● **WHAT YOU ARE ASKED TO DO**
Transcribe the listing that follows in full, omitting pictures.

● **DATA PROVIDED**
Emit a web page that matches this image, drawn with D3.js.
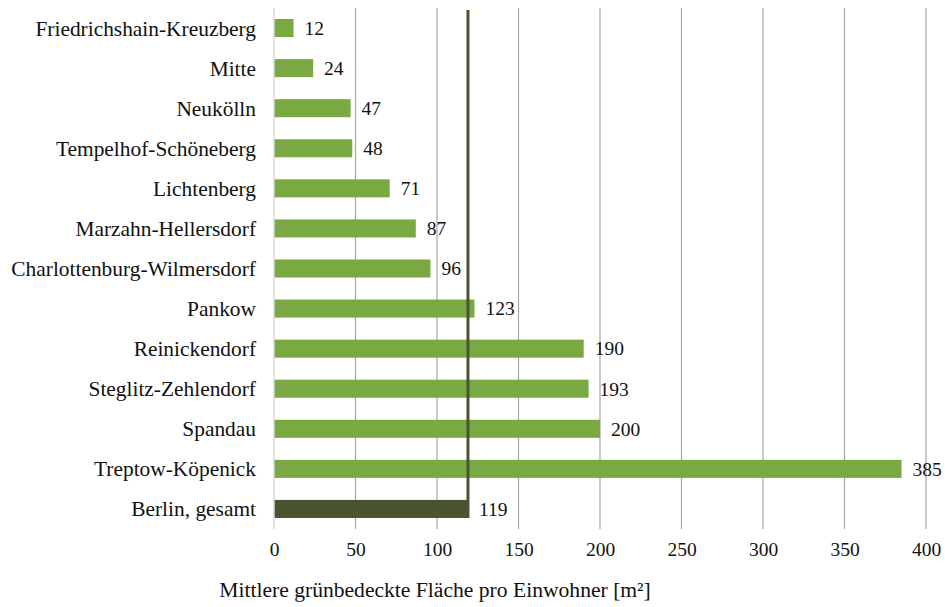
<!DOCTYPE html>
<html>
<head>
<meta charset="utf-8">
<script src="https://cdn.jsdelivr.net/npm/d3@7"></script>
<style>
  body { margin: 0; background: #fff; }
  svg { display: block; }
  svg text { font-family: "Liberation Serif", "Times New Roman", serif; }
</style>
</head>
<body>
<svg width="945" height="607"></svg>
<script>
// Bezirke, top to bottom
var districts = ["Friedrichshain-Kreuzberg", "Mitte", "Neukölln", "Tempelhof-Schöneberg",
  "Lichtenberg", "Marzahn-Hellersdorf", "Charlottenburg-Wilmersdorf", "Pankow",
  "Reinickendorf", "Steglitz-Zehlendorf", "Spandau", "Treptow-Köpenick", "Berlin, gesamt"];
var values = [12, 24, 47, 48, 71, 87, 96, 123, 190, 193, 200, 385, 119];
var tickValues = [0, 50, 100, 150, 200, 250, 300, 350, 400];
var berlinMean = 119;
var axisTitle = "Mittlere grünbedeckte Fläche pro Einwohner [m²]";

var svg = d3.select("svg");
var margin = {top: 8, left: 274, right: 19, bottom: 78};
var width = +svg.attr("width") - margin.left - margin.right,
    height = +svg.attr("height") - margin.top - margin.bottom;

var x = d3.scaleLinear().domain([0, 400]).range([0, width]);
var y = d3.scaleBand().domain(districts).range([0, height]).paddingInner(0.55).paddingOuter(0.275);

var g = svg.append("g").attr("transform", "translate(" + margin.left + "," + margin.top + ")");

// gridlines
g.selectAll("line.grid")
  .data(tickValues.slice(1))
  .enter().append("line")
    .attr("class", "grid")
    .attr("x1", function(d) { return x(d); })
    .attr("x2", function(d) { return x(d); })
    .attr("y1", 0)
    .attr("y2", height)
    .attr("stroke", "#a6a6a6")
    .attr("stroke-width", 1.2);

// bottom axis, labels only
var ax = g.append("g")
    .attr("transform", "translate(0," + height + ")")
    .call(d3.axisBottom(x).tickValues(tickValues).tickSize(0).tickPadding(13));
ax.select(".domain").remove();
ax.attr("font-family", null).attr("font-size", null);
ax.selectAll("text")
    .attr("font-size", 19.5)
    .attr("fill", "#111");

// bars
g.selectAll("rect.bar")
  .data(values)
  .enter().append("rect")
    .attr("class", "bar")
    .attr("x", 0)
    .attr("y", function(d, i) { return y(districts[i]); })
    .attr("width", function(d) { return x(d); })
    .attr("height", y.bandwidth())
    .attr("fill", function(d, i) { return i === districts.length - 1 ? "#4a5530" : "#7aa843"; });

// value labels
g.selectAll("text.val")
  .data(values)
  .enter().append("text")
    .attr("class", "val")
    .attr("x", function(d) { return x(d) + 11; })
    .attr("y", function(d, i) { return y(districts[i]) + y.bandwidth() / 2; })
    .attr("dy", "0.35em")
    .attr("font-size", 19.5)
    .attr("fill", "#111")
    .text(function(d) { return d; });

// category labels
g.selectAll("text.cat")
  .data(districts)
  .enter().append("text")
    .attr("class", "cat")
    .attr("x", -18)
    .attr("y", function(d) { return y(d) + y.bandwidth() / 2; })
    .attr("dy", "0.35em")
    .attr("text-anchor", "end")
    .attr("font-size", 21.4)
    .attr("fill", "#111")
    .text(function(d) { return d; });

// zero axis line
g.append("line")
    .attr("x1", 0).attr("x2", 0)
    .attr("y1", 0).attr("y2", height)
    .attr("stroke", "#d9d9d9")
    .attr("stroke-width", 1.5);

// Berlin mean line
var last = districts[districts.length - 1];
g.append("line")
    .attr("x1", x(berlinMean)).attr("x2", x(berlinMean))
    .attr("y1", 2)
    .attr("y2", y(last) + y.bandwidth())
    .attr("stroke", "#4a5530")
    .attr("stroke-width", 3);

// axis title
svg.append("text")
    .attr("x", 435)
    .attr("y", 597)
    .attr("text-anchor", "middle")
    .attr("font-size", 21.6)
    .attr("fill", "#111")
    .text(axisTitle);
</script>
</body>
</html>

● **ANSWER BELOW**
Emit a web page that matches this image, drawn with D3.js.
<!DOCTYPE html>
<html>
<head>
<meta charset="utf-8">
<script src="https://cdn.jsdelivr.net/npm/d3@7"></script>
<style>
  body { margin: 0; background: #fff; }
  svg { display: block; }
  svg text { font-family: "Liberation Serif", "Times New Roman", serif; }
</style>
</head>
<body>
<svg width="945" height="607"></svg>
<script>
// Bezirke, top to bottom
var districts = ["Friedrichshain-Kreuzberg", "Mitte", "Neukölln", "Tempelhof-Schöneberg",
  "Lichtenberg", "Marzahn-Hellersdorf", "Charlottenburg-Wilmersdorf", "Pankow",
  "Reinickendorf", "Steglitz-Zehlendorf", "Spandau", "Treptow-Köpenick", "Berlin, gesamt"];
var values = [12, 24, 47, 48, 71, 87, 96, 123, 190, 193, 200, 385, 119];
var tickValues = [0, 50, 100, 150, 200, 250, 300, 350, 400];
var berlinMean = 119;
var axisTitle = "Mittlere grünbedeckte Fläche pro Einwohner [m²]";

var svg = d3.select("svg");
var margin = {top: 8, left: 274, right: 19, bottom: 78};
var width = +svg.attr("width") - margin.left - margin.right,
    height = +svg.attr("height") - margin.top - margin.bottom;

var x = d3.scaleLinear().domain([0, 400]).range([0, width]);
var y = d3.scaleBand().domain(districts).range([0, height]).paddingInner(0.55).paddingOuter(0.275);

var g = svg.append("g").attr("transform", "translate(" + margin.left + "," + margin.top + ")");

// gridlines
g.selectAll("line.grid")
  .data(tickValues.slice(1))
  .enter().append("line")
    .attr("class", "grid")
    .attr("x1", function(d) { return x(d); })
    .attr("x2", function(d) { return x(d); })
    .attr("y1", 0)
    .attr("y2", height)
    .attr("stroke", "#a6a6a6")
    .attr("stroke-width", 1.2);

// bottom axis, labels only
var ax = g.append("g")
    .attr("transform", "translate(0," + height + ")")
    .call(d3.axisBottom(x).tickValues(tickValues).tickSize(0).tickPadding(13));
ax.select(".domain").remove();
ax.attr("font-family", null).attr("font-size", null);
ax.selectAll("text")
    .attr("font-size", 19.5)
    .attr("fill", "#111");

// bars
g.selectAll("rect.bar")
  .data(values)
  .enter().append("rect")
    .attr("class", "bar")
    .attr("x", 0)
    .attr("y", function(d, i) { return y(districts[i]); })
    .attr("width", function(d) { return x(d); })
    .attr("height", y.bandwidth())
    .attr("fill", function(d, i) { return i === districts.length - 1 ? "#4a5530" : "#7aa843"; });

// value labels
g.selectAll("text.val")
  .data(values)
  .enter().append("text")
    .attr("class", "val")
    .attr("x", function(d) { return x(d) + 11; })
    .attr("y", function(d, i) { return y(districts[i]) + y.bandwidth() / 2; })
    .attr("dy", "0.35em")
    .attr("font-size", 19.5)
    .attr("fill", "#111")
    .text(function(d) { return d; });

// category labels
g.selectAll("text.cat")
  .data(districts)
  .enter().append("text")
    .attr("class", "cat")
    .attr("x", -18)
    .attr("y", function(d) { return y(d) + y.bandwidth() / 2; })
    .attr("dy", "0.35em")
    .attr("text-anchor", "end")
    .attr("font-size", 21.4)
    .attr("fill", "#111")
    .text(function(d) { return d; });

// zero axis line
g.append("line")
    .attr("x1", 0).attr("x2", 0)
    .attr("y1", 0).attr("y2", height)
    .attr("stroke", "#d9d9d9")
    .attr("stroke-width", 1.5);

// Berlin mean line
var last = districts[districts.length - 1];
g.append("line")
    .attr("x1", x(berlinMean)).attr("x2", x(berlinMean))
    .attr("y1", 2)
    .attr("y2", y(last) + y.bandwidth())
    .attr("stroke", "#4a5530")
    .attr("stroke-width", 3);

// axis title
svg.append("text")
    .attr("x", 435)
    .attr("y", 597)
    .attr("text-anchor", "middle")
    .attr("font-size", 21.6)
    .attr("fill", "#111")
    .text(axisTitle);
</script>
</body>
</html>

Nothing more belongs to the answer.